Problem to solve
Can you output the material exactly as written, minus any pictures it holds?

--- START ---

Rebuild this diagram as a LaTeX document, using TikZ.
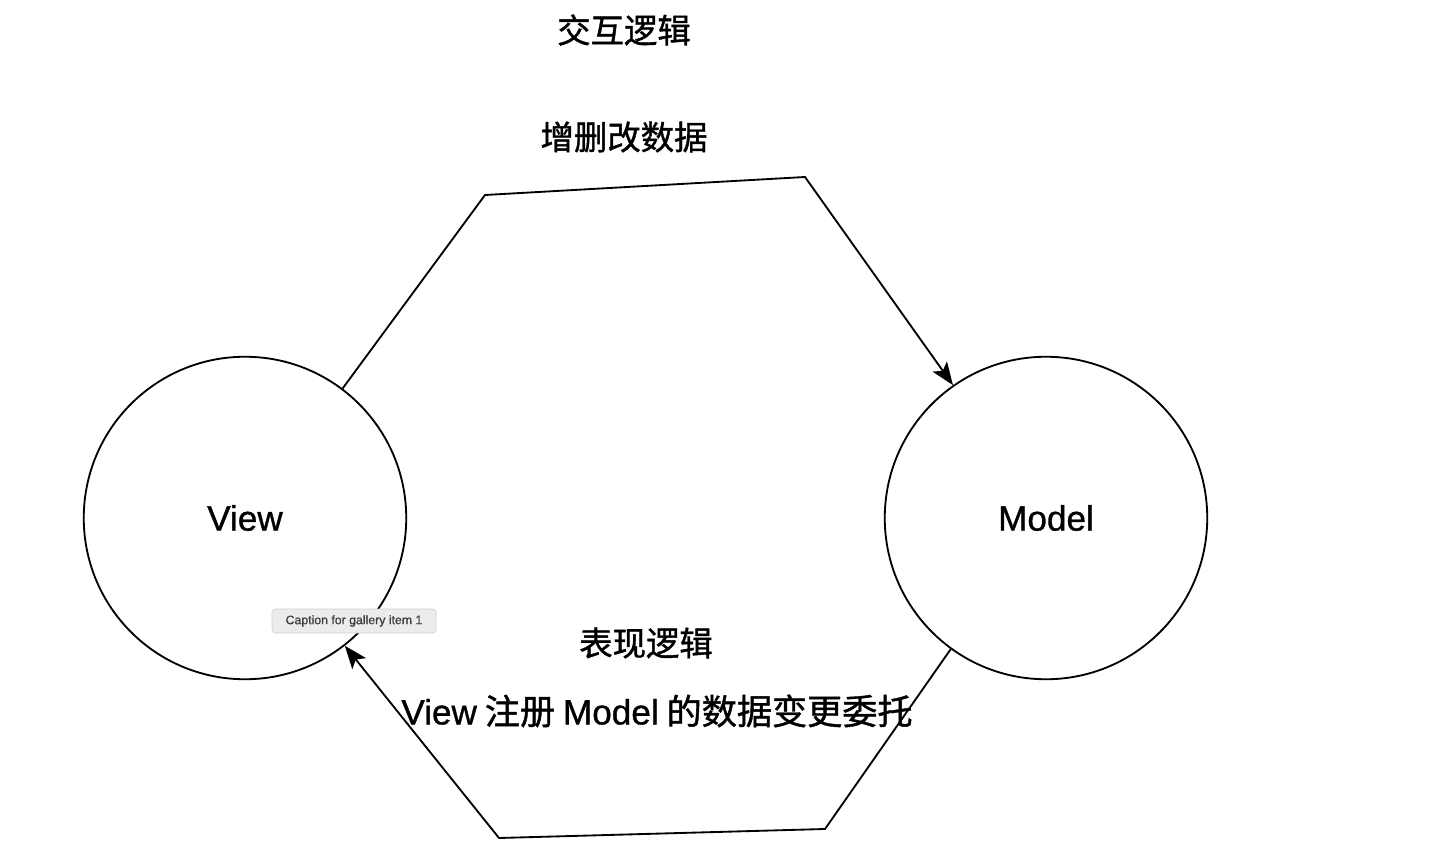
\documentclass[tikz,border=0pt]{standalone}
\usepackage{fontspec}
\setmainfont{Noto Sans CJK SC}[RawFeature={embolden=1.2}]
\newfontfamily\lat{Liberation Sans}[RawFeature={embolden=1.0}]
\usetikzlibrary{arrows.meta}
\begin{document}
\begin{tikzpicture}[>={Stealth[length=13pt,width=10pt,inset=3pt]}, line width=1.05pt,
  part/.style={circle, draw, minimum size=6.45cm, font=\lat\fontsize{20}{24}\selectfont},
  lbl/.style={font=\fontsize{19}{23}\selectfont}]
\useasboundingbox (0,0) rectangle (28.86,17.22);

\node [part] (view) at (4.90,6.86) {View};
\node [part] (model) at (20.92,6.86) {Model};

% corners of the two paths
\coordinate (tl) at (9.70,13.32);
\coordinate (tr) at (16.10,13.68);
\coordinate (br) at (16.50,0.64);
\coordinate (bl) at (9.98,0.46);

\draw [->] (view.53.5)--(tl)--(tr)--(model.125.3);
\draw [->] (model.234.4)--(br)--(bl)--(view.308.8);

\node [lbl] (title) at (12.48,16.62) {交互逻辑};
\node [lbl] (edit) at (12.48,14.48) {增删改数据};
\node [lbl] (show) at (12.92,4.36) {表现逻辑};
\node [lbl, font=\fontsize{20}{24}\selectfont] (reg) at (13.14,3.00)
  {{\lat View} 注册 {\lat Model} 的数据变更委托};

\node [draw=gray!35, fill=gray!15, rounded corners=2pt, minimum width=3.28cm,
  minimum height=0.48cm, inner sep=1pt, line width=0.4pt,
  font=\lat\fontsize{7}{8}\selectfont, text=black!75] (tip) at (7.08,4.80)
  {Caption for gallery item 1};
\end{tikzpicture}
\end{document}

--- END ---

Written reply
Rebuild this diagram as a LaTeX document, using TikZ.
\documentclass[tikz,border=0pt]{standalone}
\usepackage{fontspec}
\setmainfont{Noto Sans CJK SC}[RawFeature={embolden=1.2}]
\newfontfamily\lat{Liberation Sans}[RawFeature={embolden=1.0}]
\usetikzlibrary{arrows.meta}
\begin{document}
\begin{tikzpicture}[>={Stealth[length=13pt,width=10pt,inset=3pt]}, line width=1.05pt,
  part/.style={circle, draw, minimum size=6.45cm, font=\lat\fontsize{20}{24}\selectfont},
  lbl/.style={font=\fontsize{19}{23}\selectfont}]
\useasboundingbox (0,0) rectangle (28.86,17.22);

\node [part] (view) at (4.90,6.86) {View};
\node [part] (model) at (20.92,6.86) {Model};

% corners of the two paths
\coordinate (tl) at (9.70,13.32);
\coordinate (tr) at (16.10,13.68);
\coordinate (br) at (16.50,0.64);
\coordinate (bl) at (9.98,0.46);

\draw [->] (view.53.5)--(tl)--(tr)--(model.125.3);
\draw [->] (model.234.4)--(br)--(bl)--(view.308.8);

\node [lbl] (title) at (12.48,16.62) {交互逻辑};
\node [lbl] (edit) at (12.48,14.48) {增删改数据};
\node [lbl] (show) at (12.92,4.36) {表现逻辑};
\node [lbl, font=\fontsize{20}{24}\selectfont] (reg) at (13.14,3.00)
  {{\lat View} 注册 {\lat Model} 的数据变更委托};

\node [draw=gray!35, fill=gray!15, rounded corners=2pt, minimum width=3.28cm,
  minimum height=0.48cm, inner sep=1pt, line width=0.4pt,
  font=\lat\fontsize{7}{8}\selectfont, text=black!75] (tip) at (7.08,4.80)
  {Caption for gallery item 1};
\end{tikzpicture}
\end{document}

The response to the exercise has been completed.